The Cascade Log: Reference-Stable Windowing over Tiered Append Sequences
This work solves the problem of stable references in tiered append-only data structures for systems like edit logs and event stores, providing both anomaly freedom and provable efficiency bounds.
The Cascade Log introduces a reference-stable tiered append structure that prevents cross-tier anomalies (dangling, stale, corrupt, and snapshot-skewed resolution) in long-running append-mostly sequences. The index uses Θ(A) space, resolves a point in O(log A), and handles updates in O((a/B+s) log A) work, with matching lower bounds showing optimality.

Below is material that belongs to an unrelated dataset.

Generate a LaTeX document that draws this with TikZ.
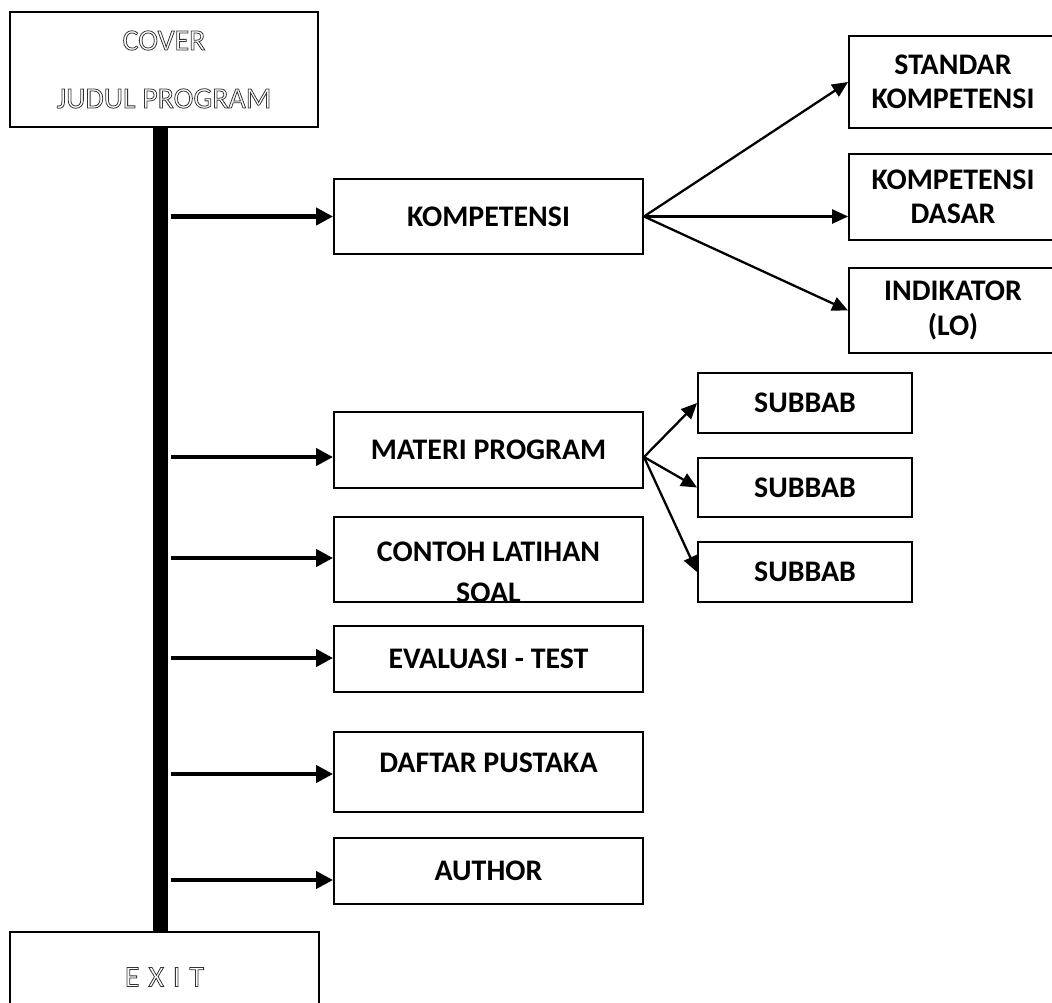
\documentclass[tikz,border=0pt]{standalone}
\usepackage{fontspec}
\setmainfont{Carlito}
\usetikzlibrary{arrows.meta}

% hollow (stroked only) lettering
\newcommand\hollow[1]{\special{pdf:literal direct 1 Tr 0.45 w 0.2 G}#1\special{pdf:literal direct 0 Tr 0 G}}
\newcommand\boxfont{\fontsize{17pt}{19.5pt}\selectfont\bfseries}

\begin{document}
\begin{tikzpicture}
[x=0.2mm,y=-0.2mm,
  boxDecorate/.style={draw,line width=1.1pt,inner sep=0pt,align=center,font=\boxfont},
  barDecorate/.style={line width=8.5pt},
  mainArrow/.style={line width=2.3pt,-{Triangle[length=9.6pt,width=9.6pt]}},
  subArrow/.style={line width=1.3pt,-{Triangle[length=9pt,width=8pt]}}]
\useasboundingbox (0,0) rectangle (1052,1003);
%% boxes
\foreach \nodename/\x/\y/\w/\h/\txt in {
  kompetensi/488.5/216.5/309/75/KOMPETENSI,
  materi/488.5/450/309/76/MATERI PROGRAM,
  evaluasi/488.5/659/309/66/EVALUASI - TEST,
  daftar/488.5/772/309/80/{\raisebox{11pt}{DAFTAR PUSTAKA}},
  author/488.5/871/309/66/AUTHOR,
  standar/953/82/208/92/{STANDAR\\KOMPETENSI},
  dasar/953/197/208/86/{KOMPETENSI\\DASAR},
  indikator/953/310.5/208/85/{INDIKATOR\\(LO)},
  subbab1/805/403/214/60/SUBBAB,
  subbab2/805/487.5/214/59/SUBBAB,
  subbab3/805/572/214/60/SUBBAB}
{
  \node (\nodename) at (\x,\y) [boxDecorate,minimum width=\w*0.2mm,minimum height=\h*0.2mm] {\txt};
}
\node (contoh) at (488.5,559.5) [boxDecorate,minimum width=309*0.2mm,minimum height=85*0.2mm,
  path picture={\node (contohtext) [align=center,font=\boxfont]
    at ([yshift=-2.6mm]path picture bounding box.center) {CONTOH LATIHAN\\[4pt]SOAL};}] {};
\node (cover) at (164,69.5) [boxDecorate,minimum width=308*0.2mm,minimum height=115*0.2mm,
  font=\fontsize{17pt}{20pt}\selectfont] {\raisebox{-3pt}{\hollow{COVER}}\\[16pt]\hollow{JUDUL PROGRAM}};
\node (exit) at (164.5,977) [boxDecorate,minimum width=309*0.2mm,minimum height=90*0.2mm,
  font=\fontsize{17pt}{20pt}\selectfont] {\addfontfeature{LetterSpace=30}\hollow{EXIT}};
%% main bar
\coordinate (bar) at (160.5,0);
\coordinate (from) at (171,0);
\draw[barDecorate] (cover.south -| bar) -- (exit.north -| bar);
%% arrows off the bar
\foreach \nodename/\dy in {
  kompetensi/0mm, materi/-1.4mm, contoh/0.3mm,
  evaluasi/0.2mm, daftar/-0.4mm, author/-1.8mm}
{
  \coordinate (tip) at ([yshift=\dy]\nodename.west);
  \draw[mainArrow] (tip -| from) -- (tip);
}
%% branches
\coordinate (materiout) at ([yshift=-1.4mm]materi.east);
\foreach \startnode/\endnode in {
  kompetensi.east/standar.west, kompetensi.east/indikator.west,
  materiout/subbab1.west, materiout/subbab2.west, materiout/subbab3.west}
{
  \draw[subArrow] (\startnode) -- (\endnode);
}
\draw[subArrow] (kompetensi.east) -- (kompetensi.east -| dasar.west);
\end{tikzpicture}
\end{document}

A long-running append-mostly sequence, such as an edit log, event store, or versioned working set, is usually tiered into a bounded hot stratum and colder folded summaries. This saves memory but breaks stable references: a handle minted while a record is hot may later be resolved after the record has moved into a digest, after it has been superseded, or while a fold is in flight. We define the resulting cross-tier anomalies--dangling, stale, corrupt, and snapshot-skewed resolution--and present the Cascade Log, a reference-stable tiered append structure. The structure keeps a single persistent coalescing interval map over handles as the sole authority on each live version; folding a contiguous run replaces many singleton entries by one digest-backed interval node, and immutable roots provide snapshot tokens. Its cost is characterized by the fragmentation $A$, the number of index pieces, namely live handles plus maximal same-digest runs. The index uses $Θ(A)$ space, resolves a point in $O(\log A)$, reports a $k$-handle range in $O(\log A+k)$, and performs $a$ appends and $s$ supersedes in $O((a/B+s)\log A)$ update work for fold block size $B$. Matching lower bounds show that $Ω(A)$ space and $Ω(\log A+k)$ ordered range cost are unavoidable, and an adversary can force $A=Θ(s)$. Thus the index is sublinear on append-dominated histories and grows linearly only under fragmenting edits. A reference implementation and reproducible experiments to $10^6$ records validate the anomaly-freedom and the fragmentation bounds.